Fans of the TV version of Fargo, starring Billie Bob Thornton and Martin Freeman, were delighted by the unexpected inclusion of a scene which conclusively proved that the current series and the classic 1996 Cohen Brother film of the same name starring Francis McDormand, Steve Buscemi and William H. Macy, actually co-exist in the same continuity. Not only that, the ultimate Easter Egg revealed in the episode finally answered a long-asked question about the film…What happened to the money?
In the film version of Fargo, Steve Buscemi’s character Carl buried his bag of money in the snow, planning to retrieve it later, but he ended up on the unpleasant end of an ax and was disposed of in a wood-chipper, and so the money went unclaimed. Fans of the film have often asked, “What finally happened to the money?” It stood for years as the biggest unresolved plot point of the film.
On the latest episode of Fargo, however, that long dangling question has finally been answered; firmly connecting the film to the show. In the episode, “Eating the Blame”, we see a flashback to a younger version of the Stavros Milos character travelling to the town, poor and desperate for a break. When he runs out of gas, a stranded Milos his finds prayers answered, when he spots an ice scraper sticking out of the snow near a fence on the side of the road. We learn it’s the same ice scraper, in the same snowy middle-of-nowhere spot from the 1996 film where Carl buried his loot. Now fans know what happened to that money. Fast-forward to 2006, (when the series takes place) and an older Milos (Oliver Platt) has used his lucky discovery to become the supermarket king of the area.
Series show-runner Noah Hawley says he did not have the scene planned out when he began the Fargo TV series, and the idea came across organically while he was writing “Eating the Blame”. Hawley said in regard to the scene, “It was a really great opportunity four episodes in, just as the audience has really settled into the idea, ‘You know, the show really has nothing to do with the movie and it exists in its own right,’ to actually go, ‘You know, wait a minute, it is connected to the movie in a way you didn’t expect or see coming.’ My hope is that suddenly the show grows in size.”

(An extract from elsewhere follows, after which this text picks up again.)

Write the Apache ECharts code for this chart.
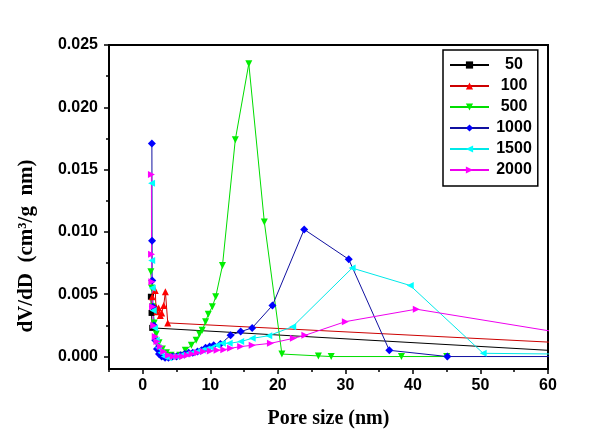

Hawley says that its unlikely McDormand’s cop character Marge or any of the other film characters will actually appear in the TV version. He says, “I don’t have any plans right now to bring her back, but you know; I like the idea that that character is out there and that the audience has the excitement and anticipation in their hearts that she might come back. I don’t rule anything out.” He adds, “I like the idea that those characters are out there somewhere in the universe of the movie and our show. I’m a fiction writer, a novelist as well, and the great thing about reading a book is you’re forcing the reader to do half the work…. I like the idea that there’s something you’re not showing that the audience is filling in. I think that creates a real universe for the audience that they can live in between episodes and after the show is over.”